Fraud, Espionage, and Blackmail.

Manufacturing

Sabotage and Intellectual Property Theft

Estimated $4.47 million in 2022

Why are Small Businesses at Higher Risk for Cyber Attacks


Cybercriminals are often drawn to small businesses because they possess valuable information, customer data, and digital infrastructure, much like larger enterprises. Moreover, since small businesses have weaker security measures, cybercriminals find them easier to crack than larger enterprises.

This poses a significant challenge for SMBs because the attack methods are as sophisticated as those used against bigger companies. Once hackers breach the systems, they can either use the data for personal gain or sell it to others. Consequently, smaller businesses can become overwhelmed by highly advanced attacks.


The Path Forward: Taking Robust Security Measures


Since the number of cybercrimes is ever-increasing, it’s high time to put into practice some security measures for your businesses.
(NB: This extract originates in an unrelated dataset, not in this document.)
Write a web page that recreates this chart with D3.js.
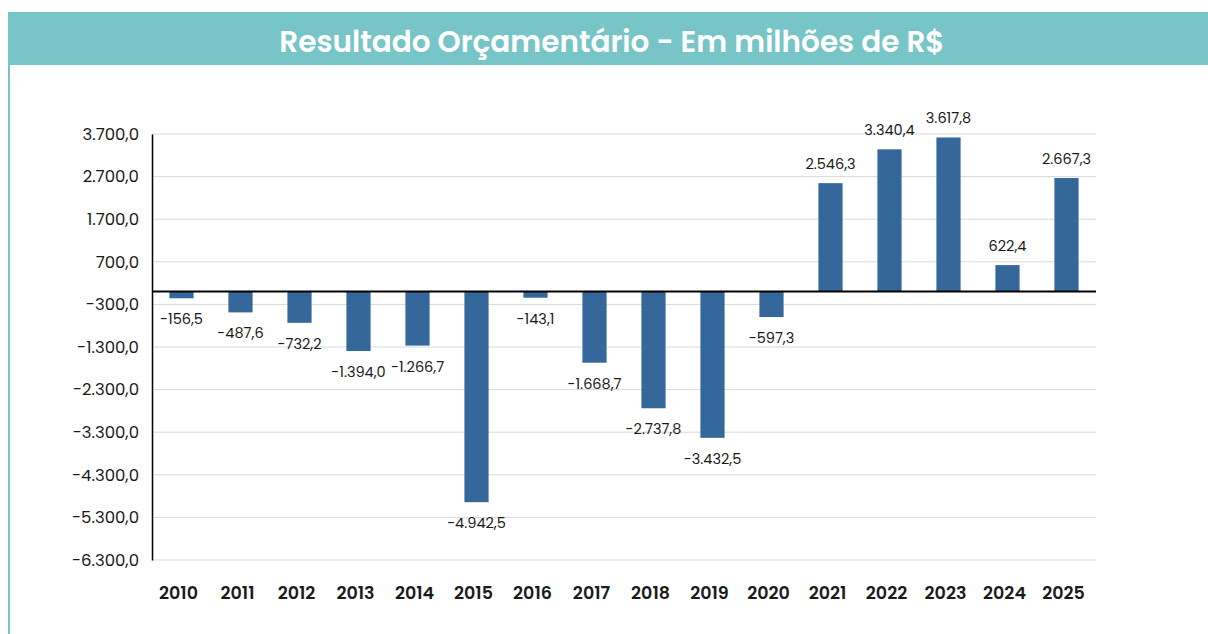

The following are some best practices that you can follow to protect your company from devastating attacks and improve your cybersecurity posture:


Limit Data Transfers


With more employees working remotely, data transfers between personal and business devices are common. However, storing sensitive data on personal devices increases vulnerability to cyberattacks. Encourage employees to use secure company systems for work-related tasks.


Download Carefully


Downloading files from unverified sources can expose systems to security risks. Emphasize the importance of downloading files only from trusted sources and avoiding unnecessary downloads to minimize susceptibility to malware.



Picture of a simplistic password on a sticky note that is on top of a laptop keyboard




Enhance Password Security


Using strong passwords can help you defend your business against cyber threats. Encourage your employees to use complex and nonsensical passwords. Additionally, regular password changes can also help you avoid these attacks.

Remember!

Writing down or sharing passwords to protect sensitive data is never a good idea.


Keep Software Updated


Outdated software can be vulnerable to attacks. Ensure that you implement regular installation of software updates to enhance security measures. All your devices and applications must be up-to-date to reduce the risk of exploitation.


Monitor for Data Leaks


Regularly monitoring data and quickly identifying leaks can mitigate the potential consequences of long-term data exposure. Utilize data breach monitoring tools that actively scan for suspicious activity.


Employee Training


Conduct regular training sessions to educate employees on identifying and responding to potential cyberattacks. Stress the importance of following secure password and email policies, as employees play a critical role in network security.


Implement Multifactor Authentication (MFA)


MFA provides an additional security layer and requires users to provide multiple forms of identification to access systems or information. Small businesses should adopt MFA to reduce the risk of password-based attacks.


Use Virtual Private Networks (VPNs)


VPNs safeguard company resources, regardless of a business's size. Implement user-friendly VPN solutions to protect data and ensure secure remote access.


Develop an Incident Response Plan


In addition to preventive measures, develop a plan to respond to cyberattacks. Outline the steps during a breach, including contact information, containment strategies, and communication protocols with customers and stakeholders. This is called Cyber Resilience and is just as important to focus on as Cyber Hardening ( i.e. implementing security mechanisms)


The Takeaway


Cyberattacks pose significant threats to small businesses, potentially leading to massive financial losses and, in some cases, even business closures. To some extent, every industry faces these threats, but some are more susceptible than others. It is crucial to understand the importance of safeguarding your data and taking deliberate steps to ensure its security. By following the best practices mentioned above, you can protect your business effectively and without unnecessary complexity.